Newsom also slammed Cox for calling gun-control laws a “waste of time.”
“I believe gun-safety laws work and save lives,” Newsom said, “He doesn’t believe that.”
Cox said he’s not looking to change the state’s current gun laws, but thinks stricter gun controls won’t do much to prevent gun crime. He blamed California’s failure to address mental illness, along with the media’s obsession with stories about mass killers, for inciting gun violence.
“Would you join me, Gavin, in agreeing that we should ask the media not to publicize the names and pictures of people who perpetrate these crimes?” Cox asked, something he’s pushed for throughout his campaign.
Newsom didn’t answer, but accused Cox of deflecting.
Turning to immigration, Cox said California’s sanctuary-state law prohibiting local law enforcement from turning detained undocumented immigrants over to federal immigration authorities has constrained the police from keeping communities safe.
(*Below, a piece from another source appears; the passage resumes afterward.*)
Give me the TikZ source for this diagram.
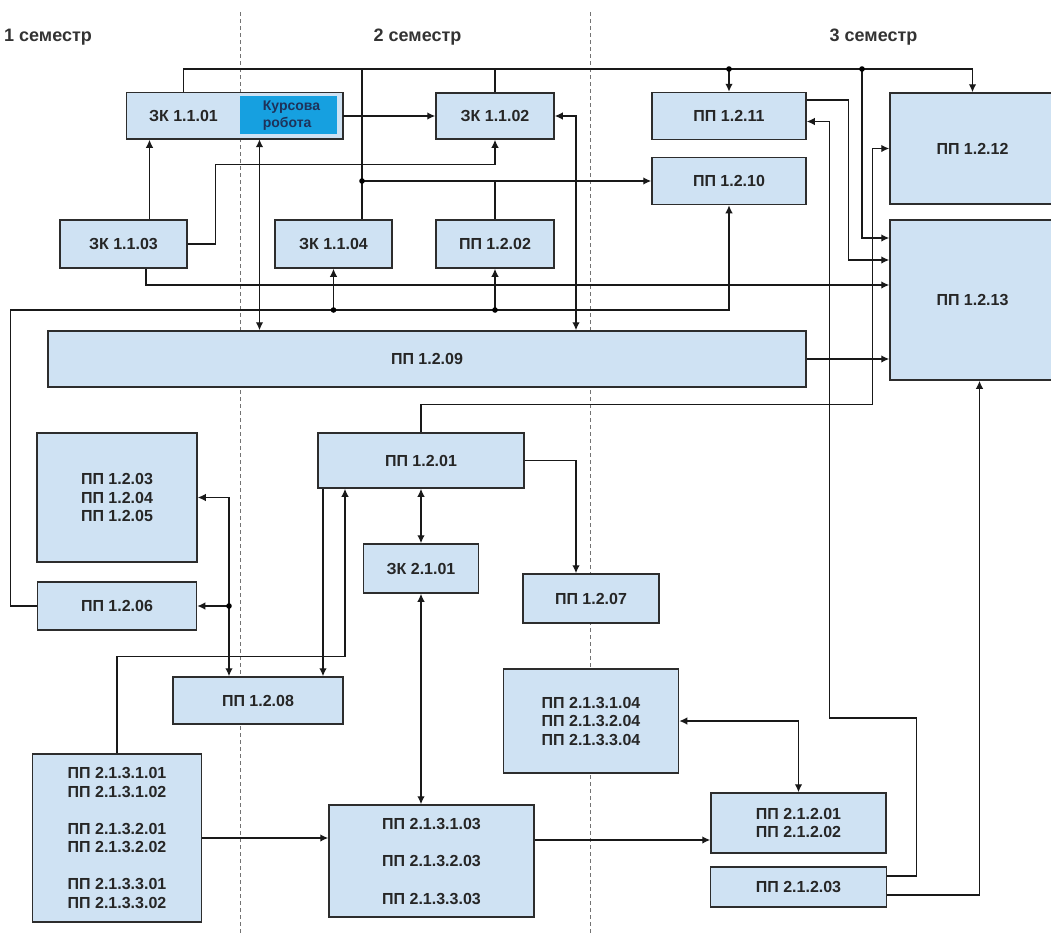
\documentclass[tikz,border=0pt]{standalone}
\usepackage{fontspec}
\setmainfont{Liberation Sans}
\usetikzlibrary{positioning,arrows.meta}
\definecolor{boxfill}{RGB}{207,226,243}
\definecolor{boxline}{RGB}{45,45,45}
\definecolor{kursblue}{RGB}{22,160,224}
\definecolor{kurstext}{RGB}{30,50,90}
\tikzstyle{box}=[draw=boxline, fill=boxfill, line width=1.5pt, inner sep=0pt, align=center, text=black!85, font=\fontsize{16}{18.5}\selectfont\bfseries]
\tikzstyle{kurs}=[fill=boxfill, inner sep=0pt, align=left, text=kurstext, font=\fontsize{14}{17}\selectfont\bfseries, path picture={\fill[kursblue] ([yshift=-3pt]path picture bounding box.north west) rectangle ([xshift=-6pt,yshift=5pt]path picture bounding box.south east);}]
\tikzstyle{sem}=[text=black!80, font=\fontsize{18}{20}\selectfont\bfseries]
\tikzstyle{sep}=[draw=black!55, line width=0.9pt, dash pattern=on 4pt off 3pt]
\tikzstyle{link}=[draw=black!90, line width=1.4pt]
\tikzstyle{arr}=[link, -{Latex[length=8pt,width=7.5pt]}]
\tikzstyle{darr}=[link, {Latex[length=8pt,width=7.5pt]}-{Latex[length=8pt,width=7.5pt]}]

\begin{document}
\begin{tikzpicture}[x=1pt, y=-1pt, node distance=100pt, on grid]
   \useasboundingbox (0,0) rectangle (1051,935);
   \draw[sep] (240,12) -- (240,935);
   \draw[sep] (590,12) -- (590,935);
   \node[sem] (s1) at (48,37) {1 семестр};
   \node[sem] (s2) at (417.5,37) {2 семестр};
   \node[sem] (s3) at (873.5,37) {3 семестр};

   \node[box,draw=none,minimum width=113pt,minimum height=46pt] (zk101) at (183.5,116) {ЗК 1.1.01};
   \node[kurs,minimum width=103pt,minimum height=46pt] (kr) [right=108pt of zk101] {Курсова\\робота};
   \draw[draw=boxline,line width=1.5pt] (zk101.north west) rectangle (kr.south east);
   \node[box,minimum width=118pt,minimum height=46pt] (zk102) [right=311.5pt of zk101] {ЗК 1.1.02};
   \node[box,minimum width=127pt,minimum height=48pt] (zk103) [below left=128pt and 60pt of zk101] {ЗК 1.1.03};
   \node[box,minimum width=117pt,minimum height=48pt] (zk104) [right=210pt of zk103] {ЗК 1.1.04};
   \node[box,minimum width=118pt,minimum height=48pt] (pp202) [below=128pt of zk102] {ПП 1.2.02};
   \node[box,minimum width=154pt,minimum height=47pt] (pp211) [right=234pt of zk102] {ПП 1.2.11};
   \node[box,minimum width=154pt,minimum height=47pt] (pp210) [below=65pt of pp211] {ПП 1.2.10};
   \node[box,minimum width=165pt,minimum height=111pt] (pp212) at (972.5,148.5) {ПП 1.2.12};
   \node[box,minimum width=165pt,minimum height=160pt] (pp213) [below=151.5pt of pp212] {ПП 1.2.13};
   \node[box,minimum width=758pt,minimum height=56pt] (pp209) at (427,359) {ПП 1.2.09};
   \node[box,minimum width=206pt,minimum height=55pt] (pp201) at (421,460.5) {ПП 1.2.01};
   \node[box,minimum width=115pt,minimum height=49pt] (zk201) [below=108pt of pp201] {ЗК 2.1.01};
   \node[box,minimum width=136pt,minimum height=49pt] (pp207) [below right=138pt and 170pt of pp201] {ПП 1.2.07};
   \node[box,minimum width=160pt,minimum height=129pt] (pp203) at (117,497.5) {ПП 1.2.03\\ПП 1.2.04\\ПП 1.2.05};
   \node[box,minimum width=159pt,minimum height=48pt] (pp206) [below=108.5pt of pp203] {ПП 1.2.06};
   \node[box,minimum width=170pt,minimum height=47pt] (pp208) at (258,700.5) {ПП 1.2.08};
   \node[box,minimum width=175pt,minimum height=104pt] (pp2134) [below=122.5pt of pp207] {ПП 2.1.3.1.04\\ПП 2.1.3.2.04\\ПП 2.1.3.3.04};
   \node[box,minimum width=169pt,minimum height=168pt] (pp2131) [below=232pt of pp206] {ПП 2.1.3.1.01\\ПП 2.1.3.1.02\\[18.5pt]ПП 2.1.3.2.01\\ПП 2.1.3.2.02\\[18.5pt]ПП 2.1.3.3.01\\ПП 2.1.3.3.02};
   \node[box,minimum width=205pt,minimum height=112pt] (pp2133) at (431.5,861) {ПП 2.1.3.1.03\\[19pt]ПП 2.1.3.2.03\\[19pt]ПП 2.1.3.3.03};
   \node[box,minimum width=175pt,minimum height=60pt] (pp2121) at (798.5,823) {ПП 2.1.2.01\\ПП 2.1.2.02};
   \node[box,minimum width=176pt,minimum height=40pt] (pp2123) [below=64pt of pp2121] {ПП 2.1.2.03};

   \coordinate (bus1) at (0,69);
   \coordinate (dA) at (729,69);
   \coordinate (dB) at (862,69);
   \coordinate (dC) at (362,181);
   \coordinate (dD) at (333.5,310);
   \coordinate (dE) at (495,310);
   \coordinate (dF) at (229,606);

   \draw[arr] (zk101.north) |- (bus1 -| pp212.north) -- (pp212.north);
   \draw[link] (zk102.north) -- (zk102.north |- bus1);
   \draw[link] (dC |- zk104.north) -- (dC |- bus1);
   \draw[arr] (dA) -- (pp211.north);
   \draw[arr] (dB) |- ([yshift=62pt]pp213.west);
   \draw[arr] (kr.east) -- (zk102.west);
   \draw[arr] ([xshift=26pt]zk103.north) -- ([xshift=26pt]zk103.north |- zk101.south);
   \draw[arr] (zk103.east) -- ++(28,0) |- ([yshift=-25pt]zk102.south) -- (zk102.south);
   \draw[arr] (dC) -- (pp210.west);
   \draw[link] (pp202.north) -- (pp202.north |- dC);
   \draw[arr] ([xshift=22.5pt]zk103.south) |- ([yshift=15pt]pp213.west);
   \draw[arr] (pp206.west) -- ++(-26,0) |- (dD) -| (pp210.south);
   \draw[arr] (dD) -- (zk104.south);
   \draw[arr] (dE) -- (pp202.south);
   \draw[darr] ([xshift=-32pt]kr.south) -- ([xshift=-32pt]kr.south |- pp209.north);
   \draw[darr] (zk102.east) -| ([xshift=149pt]pp209.north);
   \draw[arr] (pp209.east) -- (pp209.east -| pp213.west);
   \draw[arr] (pp201.north) -- ++(0,-28) -| ([xshift=-17pt]pp212.west) -- (pp212.west);
   \draw[arr] ([yshift=16pt]pp211.east) -- ++(42,0) |- ([yshift=40pt]pp213.west);
   \draw[arr] (pp201.east) -| ([xshift=-15pt]pp207.north);
   \draw[darr] (pp201.south) -- (zk201.north);
   \draw[darr] (zk201.south) -- (zk201.south |- pp2133.north);
   \draw[arr] ([xshift=-98pt]pp201.south) -- ([xshift=-98pt]pp201.south |- pp208.north);
   \draw[arr] (pp2131.north) -- ++(0,-97) -| ([xshift=-76pt]pp201.south);
   \draw[darr] ([xshift=-29pt]pp208.north) |- (pp203.east);
   \draw[arr] (dF) -- (pp206.east);
   \draw[arr] (pp2131.east) -- (pp2131.east -| pp2133.west);
   \draw[arr] ([yshift=21pt]pp2133.east) -- ([yshift=21pt]pp2133.east -| pp2121.west);
   \draw[darr] (pp2134.east) -| (pp2121.north);
   \draw[arr] ([yshift=11pt]pp2123.east) -- ++(29,0) -- ++(0,-158) -| ([xshift=23pt,yshift=-5.5pt]pp211.east) -- ([yshift=-5.5pt]pp211.east);
   \draw[arr] ([yshift=-8pt]pp2123.east) -| ([xshift=7pt]pp213.south);

   \foreach \d in {dA,dB,dC,dD,dE,dF} \fill (\d) circle (2.8pt);
\end{tikzpicture}
\end{document}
“I think if someone is here illegally and engaged in criminal activity, I think it’s up to our public officials to kick them out,” Cox said, adding he wants the law repealed either through the Legislature or “by vote of the people.”
However, Cox said he doesn’t approve of immigration officials rounding people up at schools and courthouses.
“I don’t want my family to have their papers checked everywhere they are; I don’t want any family in California to have that. We should be having papers checked at the border,” he said.
Newsom said he supported the law, but added: “Sanctuary policy is not a shield for criminal activity. No one is suggesting that people have the right to unfettered violence, regardless of their immigration status. The question is due process.”
He said the law should be realistic, not ideological, noting the law’s many exemptions where California can collaborate with federal authorities.
Bemoaning the lack of time, Shafer said they still hadn’t touched on pension reform, education and water issues.
Cox said he is open to another debate to address those topics.